September 15, 2012 | 4 min read

Is there a case for America looking more closely at its cherished First Amendment? This change , introduced in 1791, aimed to quell fears that the original constitution did not do enough to protect civil liberties.

A scene from the film at the heart of the problem

The First amendment prohibits the making of any law impeding the free exercise of religion, abridging the freedom of speech, infringing on the freedom of the press, or interfering with the right to peaceably assemble: all of that absolutely at the heart of the American vision.

Yet lack of understanding of the US position is causing mayhem and death across the Middle East and as far away as Sydney, Australia.

Protesting Muslims cannot understand why an odious homemade film, Innocence of Muslims, deeply offensive to Islam, has not been banned by the US Government and the film makers arrested. The answer is, of course, the First Amendment guaranteeing freedom of speech and religious freedom .

There is no doubt that the US authorities would like to be able to do SOMETHING.

The California filmmaker Nakoula Basseley Nakoula, 55,linked to the film was interviewed by probation officers at a Los Angeles sheriff's station today - but not arrested or detained.

The feds were investigating whether Nakoula convicted of bank fraud in 2010 , had violated the terms of his five-year probation. He is banned from using computers or the Internet or using false identities as part of his sentence. If he has broken the rules , a judge could send him back to prison.

He is also thought to be Sam Bacile, the name originally attributed to the moviemaker.

The feds have identified Nakoula, a self-described Coptic Christian, as the key figure behind the film denigrating Islam and the Prophet Muhammad .

The film was largely shot at the offices of Media for Christ, a non-profit based in Duarte,California, said the Huffington Post. The charity raised more than $1 million last year "to glow Jesus' light" to the world.

The film has reportedly only ever received ONE screening - in Los Angeles. The riots are over a 13-minute trailer widely viewed on You Tube.

A man, who was a script adviser to the film and with a history of anti-Islamic activism, told the local Press-Enterprise newspaper in California that he had received multiple death threats.

"I'm really tired," Steven Klein said when he answered the door of his home wearing shorts and with with a pistol in his hand.

Waving the gun, Klein, a Vietnam veteran told the newspaper he was standing up for his First Amendment rights in helping with the film and said he is prepared to die for those rights.

So we are back to the First Amendment.

Other Americans have already died in Libya.

The First Amendment is an acknowledged pillar of democracy.
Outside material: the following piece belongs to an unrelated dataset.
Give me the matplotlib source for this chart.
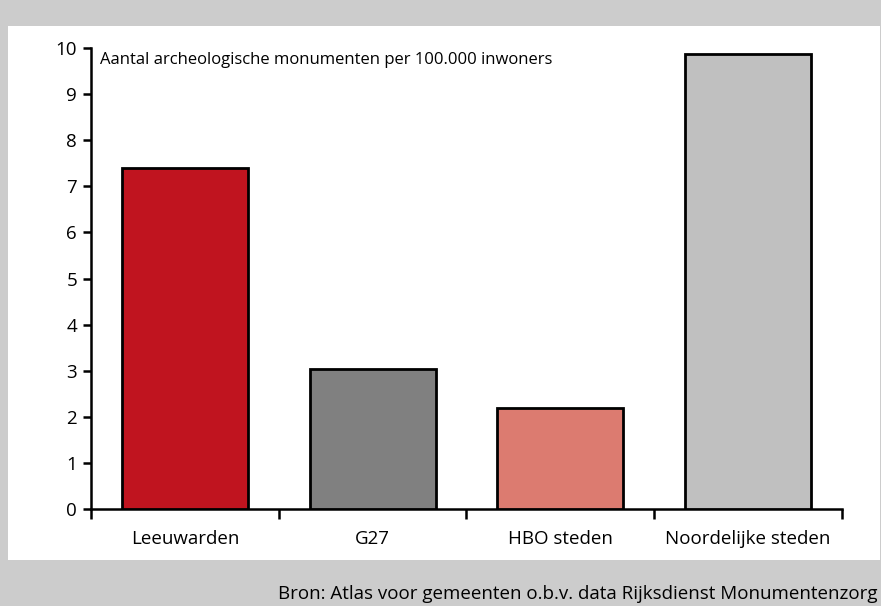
import matplotlib
matplotlib.use("Agg")
import matplotlib.pyplot as plt
from matplotlib.patches import Rectangle
import numpy as np

plt.rcParams['font.family'] = ['Open Sans', 'DejaVu Sans']

categories = ['Leeuwarden', 'G27', 'HBO steden', 'Noordelijke steden']
values = [7.39, 3.04, 2.19, 9.87]
colors = ['#c0141f', '#808080', '#dc7b70', '#c0c0c0']
yticks = list(range(0, 11))
title_text = 'Aantal archeologische monumenten per 100.000 inwoners'
source_text = 'Bron: Atlas voor gemeenten o.b.v. data Rijksdienst Monumentenzorg'

W, H = 881, 606
fig = plt.figure(figsize=(W / 100, H / 100), dpi=100)
fig.patch.set_facecolor('#cccccc')

# white panel behind the chart
fig.patches.append(Rectangle((8 / W, 1 - 560 / H), (880 - 8) / W, (560 - 26) / H,
                             transform=fig.transFigure, facecolor='white',
                             edgecolor='none', zorder=-10))

ax = fig.add_axes([91 / W, 1 - 509 / H, (842 - 91) / W, (509 - 48) / H])
ax.set_facecolor('none')

x = np.arange(len(categories))
ax.bar(x, values, width=0.67, color=colors, edgecolor='black', linewidth=2, zorder=3)

ax.set_xlim(-0.5, len(categories) - 0.5)
ax.set_ylim(0, 10)
ax.set_yticks(yticks)
ax.tick_params(axis='y', direction='out', length=6, width=1.8, labelsize=13.5, pad=4)

# category labels centred, tick marks at the boundaries
ax.set_xticks(np.arange(len(categories) + 1) - 0.5)
ax.set_xticklabels([])
ax.set_xticks(x, minor=True)
ax.set_xticklabels(categories, minor=True)
ax.tick_params(axis='x', which='major', direction='out', length=7, width=1.8)
ax.tick_params(axis='x', which='minor', length=0, labelsize=13.5, pad=15)

for s in ['top', 'right']:
    ax.spines[s].set_visible(False)
for s in ['left', 'bottom']:
    ax.spines[s].set_linewidth(1.8)

ax.text(0.012, 0.974, title_text, transform=ax.transAxes, fontsize=12,
        ha='left', va='center')

fig.text(878 / W, 1 - 594 / H, source_text, fontsize=13.5, ha='right', va='center')

plt.savefig('out.png', dpi=100, facecolor=fig.get_facecolor())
But it is being abused by people -whom some American commentators call nut-cases - whose actions , whether Koran burning or making abusive movies, have the potential to cost the lives of many innocent people.

It is probably journalistic heresy to say this: but I believe The United States should deal with this dilemma by making an amendment to the First amendment - outlawing deliberate actions of the type we have seen, capable of wreaking havoc across the globe.